Des querelles d’héritage sont par ailleurs survenues entre, d’une part, la fondation gérant la Maison et, d’autre part, le fonds établi à Bâle (Suisse), dirigé par Buddy Elias, un cousin d’Anne. Ils s’opposaient rudement sur la gestion des archives mais aussi sur la manière de continuer à évoquer au mieux le drame, par trop symbolique, de la famille Frank.

Une pièce de théâtre, montée en 2014 à Amsterdam, a elle aussi ravivé les polémiques, même si ce spectacle à grande échelle s’est finalement révélé très respectueux de l’esprit du Journal et de la volonté d’Otto Frank – le seul rescapé de la déportation – de protéger la mémoire de sa fille.

Au-delà, la relance du musée, rehaussée de la présence très officielle du chef de l’Etat, marque sans doute aussi un tournant dans l’histoire des Pays-Bas, cet Etat réputé philosémite parce qu’il a abrité, dès le XVIIe siècle, des juifs venus de partout, mais qui, entre 1940 et 1945, accepta des déportations massives. Les autorités de l’époque admirent rapidement d’exclure les juifs de la politique, de la fonction publique ou des universités, avant de tolérer la confiscation de leurs biens et leur complète spoliation.

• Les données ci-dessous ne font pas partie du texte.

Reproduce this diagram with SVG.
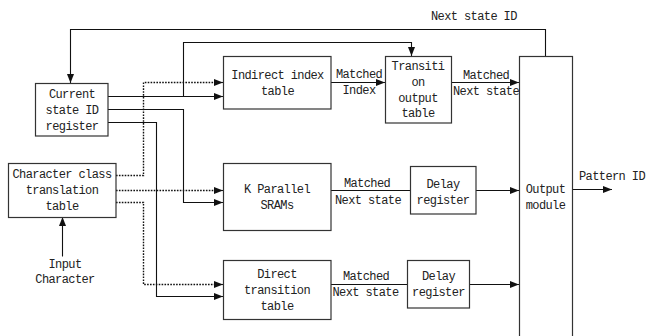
<svg xmlns="http://www.w3.org/2000/svg" width="646" height="336" viewBox="0 0 646 336">
  <style>
    .box { fill: #fff; stroke: #333; stroke-width: 1.2; }
    .wire { fill: none; stroke: #111; stroke-width: 1.1; }
    .dot { fill: none; stroke: #111; stroke-width: 1.4; stroke-dasharray: 1.6 1.3; }
    text { font-family: "Liberation Mono", "DejaVu Sans Mono", monospace; font-size: 12px; letter-spacing: -0.6px; fill: #222; }
    .c { text-anchor: middle; }
  </style>
  <defs>
    <marker id="arrow" markerUnits="userSpaceOnUse" markerWidth="10" markerHeight="8" refX="9" refY="3.5" orient="auto">
      <path d="M0,0 L9,3.5 L0,7 z" fill="#111"/>
    </marker>
  </defs>

  <rect width="646" height="336" fill="#fff"/>

  <!-- connectors -->
  <g id="connectors">
    <path class="wire" d="M545.5,56 V29.5 H70.5 V83" marker-end="url(#arrow)"/>
    <path class="wire" d="M183.5,96.5 V42.5 H411.5 V56" marker-end="url(#arrow)"/>
    <path class="wire" d="M108,96.5 H223" marker-end="url(#arrow)"/>
    <path class="wire" d="M108,109.5 H183.5 V202.5 H223" marker-end="url(#arrow)"/>
    <path class="wire" d="M108,122.5 H156.5 V296.5 H223" marker-end="url(#arrow)"/>
    <path class="dot" d="M116,175.5 H143.5 V82.5 H218"/>
    <path class="wire" d="M216,82.5 H223" marker-end="url(#arrow)"/>
    <path class="dot" d="M116,190.5 H218"/>
    <path class="wire" d="M216,190.5 H223" marker-end="url(#arrow)"/>
    <path class="dot" d="M116,202.5 H143.5 V284.5 H218"/>
    <path class="wire" d="M216,284.5 H223" marker-end="url(#arrow)"/>
    <path class="wire" d="M62.5,256.5 V217" marker-end="url(#arrow)"/>
    <path class="wire" d="M331,82.5 H385" marker-end="url(#arrow)"/>
    <path class="wire" d="M452,82.5 H519" marker-end="url(#arrow)"/>
    <path class="wire" d="M331,190.5 H410"/>
    <path class="wire" d="M476,190.5 H519" marker-end="url(#arrow)"/>
    <path class="wire" d="M331,284.5 H407"/>
    <path class="wire" d="M469,284.5 H519" marker-end="url(#arrow)"/>
    <path class="wire" d="M572,189.5 H612" marker-end="url(#arrow)"/>
  </g>

  <!-- connector labels -->
  <g id="labels">
    <text x="431" y="20">Next state ID</text>
    <text class="c" x="359" y="78">Matched</text>
    <text class="c" x="359" y="93.5">Index</text>
    <text class="c" x="486" y="79">Matched</text>
    <text class="c" x="486" y="95">Next state</text>
    <text class="c" x="367" y="187">Matched</text>
    <text class="c" x="368" y="203.5">Next state</text>
    <text class="c" x="366" y="280">Matched</text>
    <text class="c" x="365.5" y="296">Next state</text>
    <text x="579" y="180">Pattern ID</text>
    <text class="c" x="65" y="267.5">Input</text>
    <text class="c" x="65" y="282.5">Character</text>
  </g>

  <g id="current-state">
    <rect class="box" x="35.5" y="83.5" width="72.5" height="52.5"/>
    <text class="c" x="72" y="98">Current</text>
    <text class="c" x="72" y="114">state ID</text>
    <text class="c" x="72" y="130">register</text>
  </g>

  <g id="char-class">
    <rect class="box" x="8.5" y="163.5" width="107.5" height="54"/>
    <text class="c" x="62" y="178">Character class</text>
    <text class="c" x="62" y="194">translation</text>
    <text class="c" x="62" y="210">table</text>
  </g>

  <g id="indirect-index">
    <rect class="box" x="223.5" y="56.5" width="107.5" height="52.5"/>
    <text class="c" x="277.5" y="79">Indirect index</text>
    <text class="c" x="277.5" y="95">table</text>
  </g>

  <g id="k-parallel">
    <rect class="box" x="223.5" y="163.5" width="107.5" height="67"/>
    <text class="c" x="277" y="192.5">K Parallel</text>
    <text class="c" x="277" y="208.5">SRAMs</text>
  </g>

  <g id="direct-transition">
    <rect class="box" x="223.5" y="260.5" width="107.5" height="59"/>
    <text class="c" x="277" y="278">Direct</text>
    <text class="c" x="277" y="294">transition</text>
    <text class="c" x="277" y="310">table</text>
  </g>

  <g id="transition-output">
    <rect class="box" x="385.5" y="56.5" width="66" height="66.5"/>
    <text class="c" x="418" y="70">Transiti</text>
    <text class="c" x="418" y="86">on</text>
    <text class="c" x="418" y="101.5">output</text>
    <text class="c" x="418" y="117">table</text>
  </g>

  <g id="delay-1">
    <rect class="box" x="410.5" y="166.5" width="65.5" height="47.5"/>
    <text class="c" x="443" y="187.5">Delay</text>
    <text class="c" x="443" y="203.5">register</text>
  </g>

  <g id="delay-2">
    <rect class="box" x="407.5" y="260.5" width="62" height="47.5"/>
    <text class="c" x="438.5" y="280">Delay</text>
    <text class="c" x="438.5" y="296">register</text>
  </g>

  <g id="output-module">
    <rect class="box" x="519.5" y="56.5" width="53" height="300"/>
    <text class="c" x="545.5" y="193">Output</text>
    <text class="c" x="545.5" y="208.5">module</text>
  </g>
</svg>
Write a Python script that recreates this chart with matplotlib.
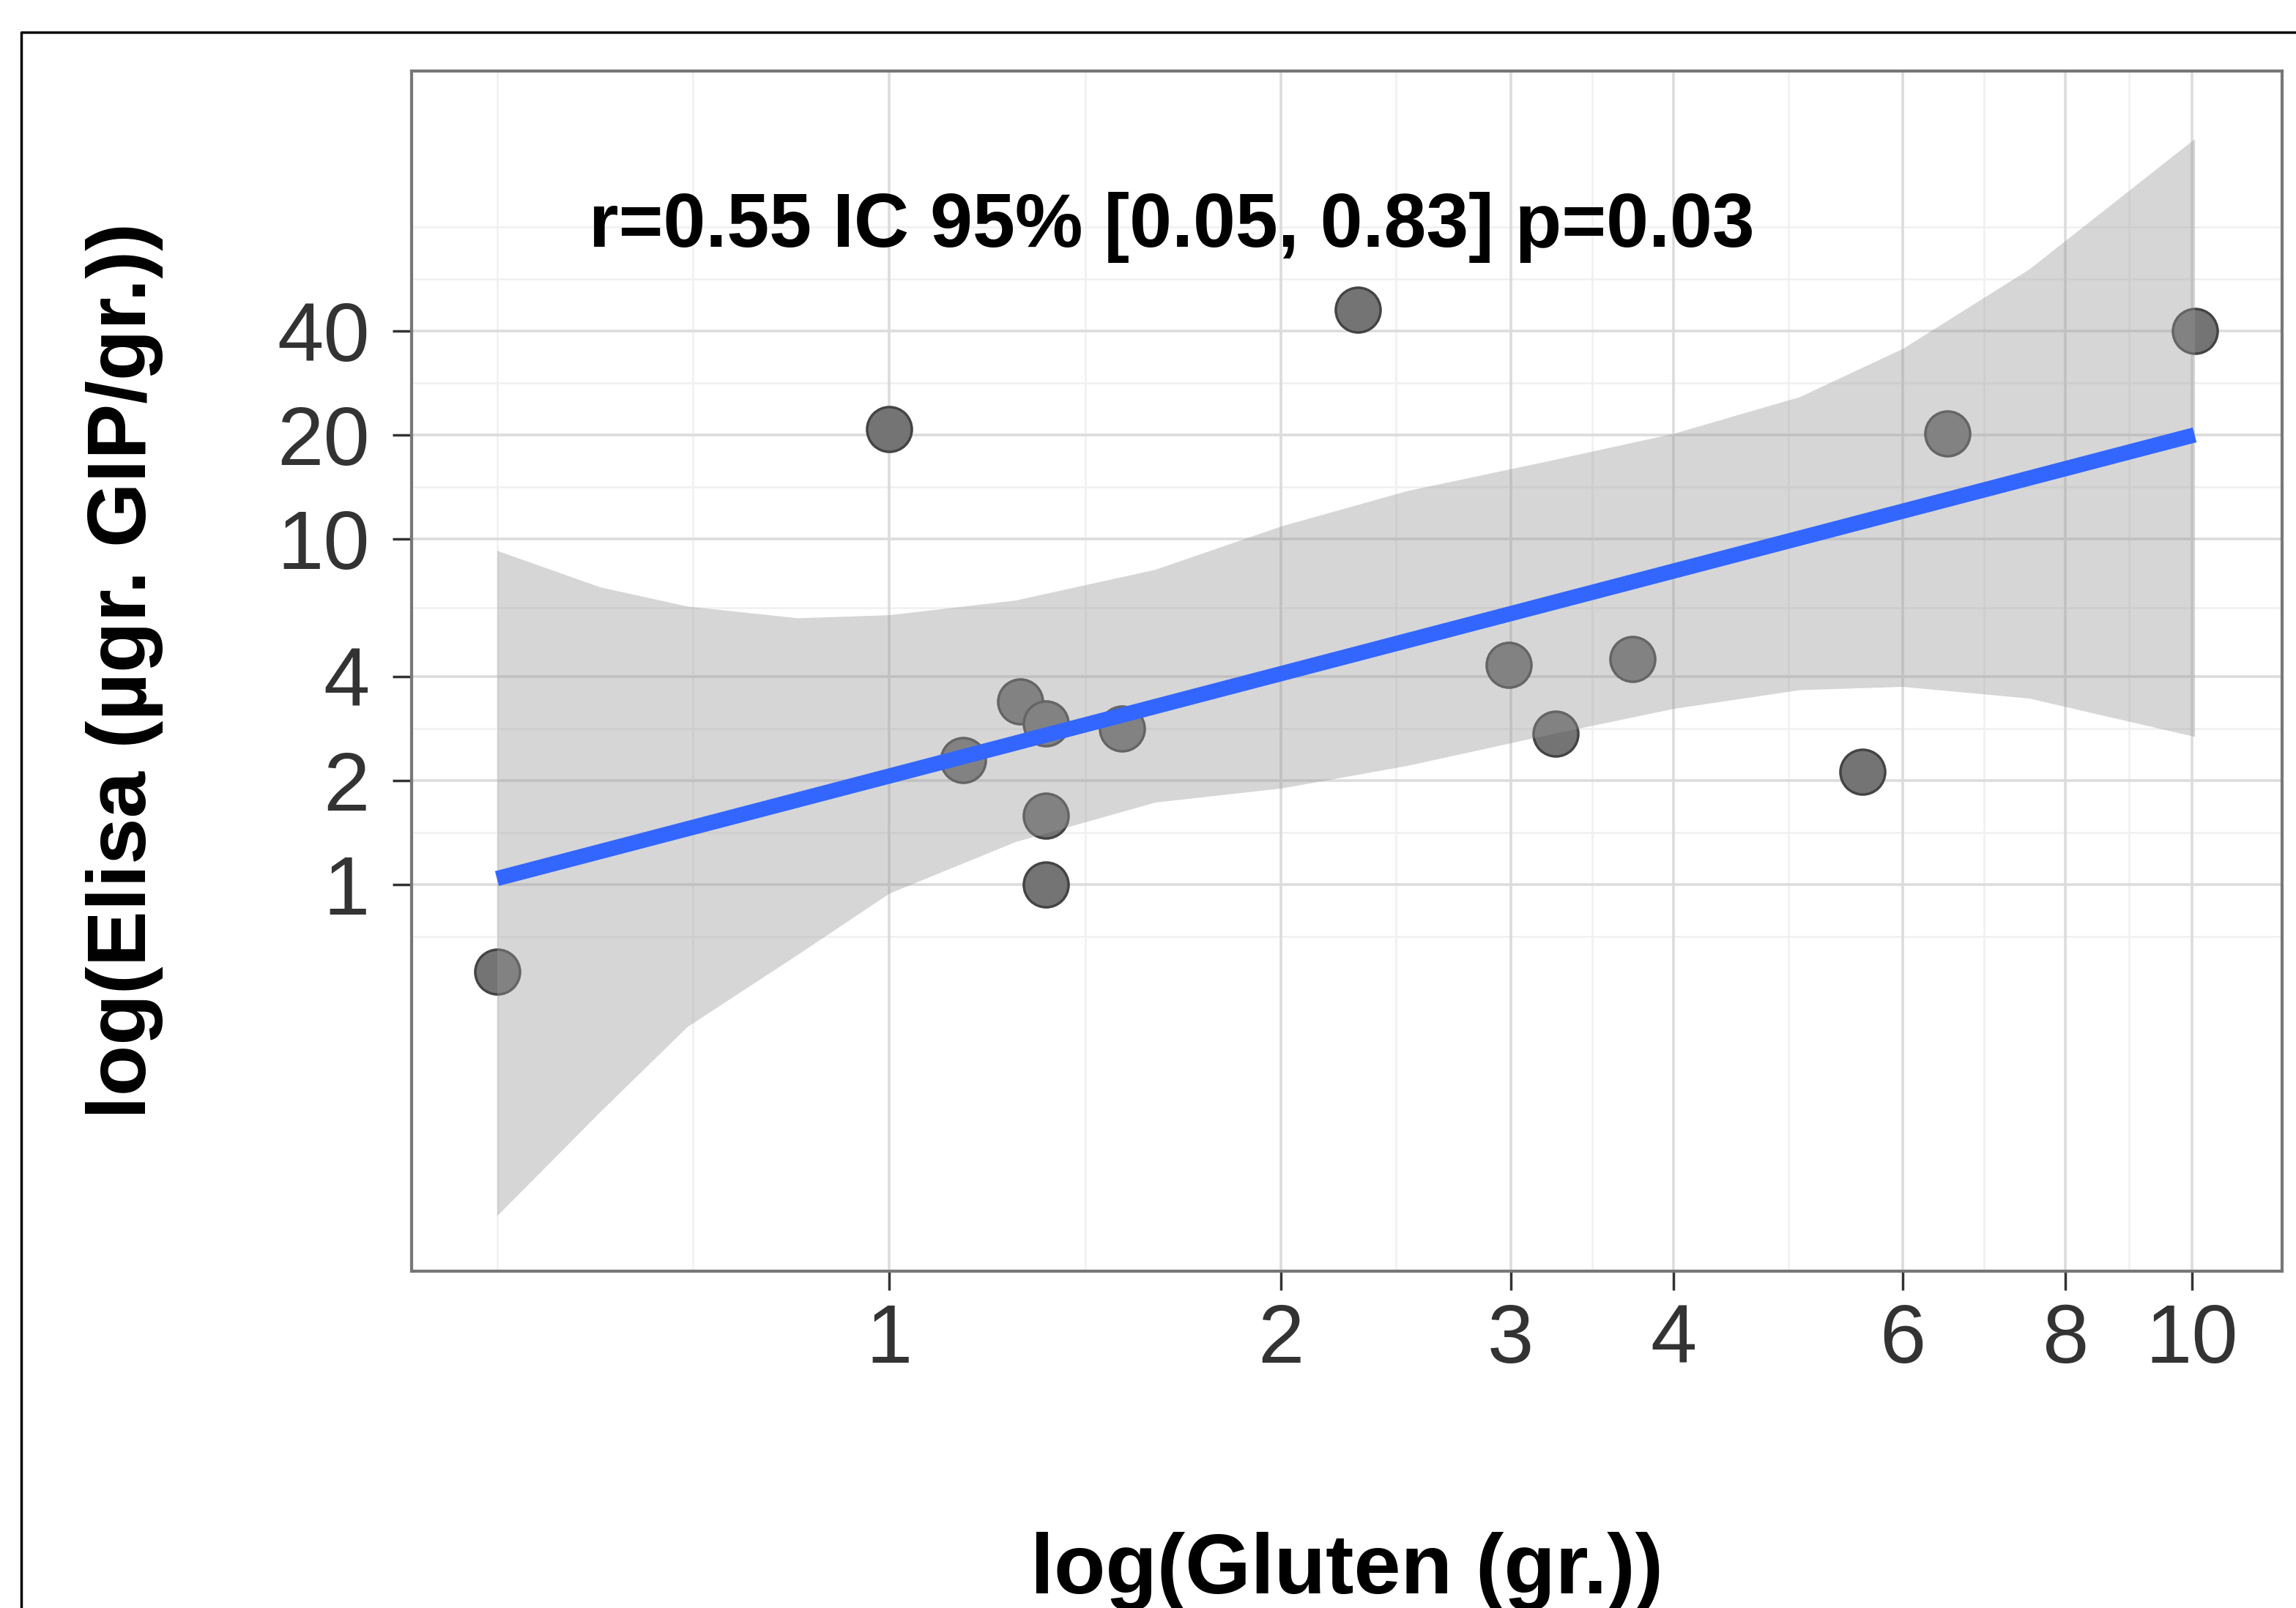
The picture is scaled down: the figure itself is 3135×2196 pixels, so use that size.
"""
gluten_elisa.py
Scatter of Elisa vs gluten (log-log) with lm fit and 95% band
"""
import matplotlib
matplotlib.use("Agg")
import matplotlib.pyplot as plt
from matplotlib.lines import Line2D

# values
gluten = [0.50, 1.00, 1.14, 1.26, 1.32, 1.32, 1.32, 1.51, 2.29, 2.99,
          3.25, 3.72, 5.59, 6.49, 10.05]
elisa = [0.56, 20.8, 2.29, 3.39, 2.93, 1.58, 1.00, 2.82, 46.0, 4.33,
         2.73, 4.50, 2.12, 20.2, 40.0]

# fitted line (ends) and its 95% band
fit_x = [0.50, 10.05]
fit_y = [1.04, 20.0]
band_x = [0.50, 0.60, 0.70, 0.85, 1.00, 1.25, 1.60, 2.00, 2.50, 3.20,
          4.00, 5.00, 6.00, 7.50, 10.05]
band_hi = [9.26, 7.26, 6.39, 5.91, 6.03, 6.65, 8.16, 10.9, 13.8, 16.8,
           20.2, 25.8, 35.6, 60.4, 144]
band_lo = [0.110, 0.220, 0.388, 0.626, 0.943, 1.33, 1.73, 1.90, 2.21, 2.71,
           3.23, 3.66, 3.74, 3.46, 2.68]

x_ticks = [1, 2, 3, 4, 6, 8, 10]
y_ticks = [1, 2, 4, 10, 20, 40]
x_minor = [0.5, 0.707, 1.414, 2.449, 3.464, 4.899, 6.928, 8.944]
y_minor = [0.707, 1.414, 2.828, 6.325, 14.14, 28.28, 56.57, 80]

annot = "r=0.55 IC 95% [0.05, 0.83] p=0.03"

plt.rcParams['font.family'] = ['Liberation Sans', 'DejaVu Sans']

fig = plt.figure(figsize=(31.35, 21.96), dpi=100)
ax = fig.add_axes([562 / 3135, 1 - 1736 / 2196, (3116 - 562) / 3135, (1736 - 97) / 2196])

ax.set_xscale('log')
ax.set_yscale('log')
ax.set_xlim(0.430, 11.73)
ax.set_ylim(0.076, 226)

# grid (drawn by hand so minor lines sit where ggplot puts them)
for v in x_minor:
    ax.axvline(v, color='#F0F0F0', lw=1.8, zorder=0)
for v in y_minor:
    ax.axhline(v, color='#F0F0F0', lw=1.8, zorder=0)
for v in x_ticks:
    ax.axvline(v, color='#DCDCDC', lw=2.6, zorder=0.5)
for v in y_ticks:
    ax.axhline(v, color='#DCDCDC', lw=2.6, zorder=0.5)

# points
ax.scatter(gluten, elisa, s=44 ** 2, c='#747474', edgecolors='#444444',
           linewidths=2.5, zorder=3)

# smooth: band then line
ax.fill_between(band_x, band_lo, band_hi, color='#999999', alpha=0.4,
                lw=0, zorder=4)
ax.plot(fit_x, fit_y, color='#3366FF', lw=15, zorder=5,
        solid_capstyle='butt')

ax.text(1.648, 70, annot, ha='center', va='baseline', fontsize=75,
        fontweight='bold', color='black', zorder=6)

ax.set_xticks(x_ticks)
ax.set_xticklabels([str(v) for v in x_ticks])
ax.set_yticks(y_ticks)
ax.set_yticklabels([str(v) for v in y_ticks])
ax.minorticks_off()
ax.tick_params(axis='both', length=19, width=2.5, color='#333333',
               labelsize=82, labelcolor='#333333')
ax.tick_params(axis='x', pad=12)
ax.tick_params(axis='y', pad=22)

for sp in ax.spines.values():
    sp.set_color('#777777')
    sp.set_linewidth(3)
    sp.set_zorder(7)

fig.text(1839 / 3135, 20 / 2196, "log(Gluten (gr.))", ha='center',
         va='baseline', fontsize=83, fontweight='bold')
fig.text(170 / 3135, 1 - 916 / 2196, "log(Elisa (µgr. GIP/gr.))",
         ha='center', va='center', rotation=90, fontsize=82,
         fontweight='bold')

# outer frame (left and top edges visible in the original)
fx = 29 / 3135
fy = 1 - 44 / 2196
fig.add_artist(Line2D([fx, fx, 1], [0, fy, fy], color='black', lw=2.5,
                      transform=fig.transFigure))

fig.savefig("out.png", dpi=100)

Le fait que les Frank aient été plus que probablement dénoncés par un policier ou un indicateur néerlandais a toujours ajouté au malaise d’un pays qui a longtemps voulu ignorer cette part de son histoire. Celle qui s’est conclue par le fait qu’un quart seulement des juifs des Pays-Bas ont été sauvés de la déportation, contre la quasi-totalité d’entre eux au Danemark, les trois quarts en France et la moitié en Belgique.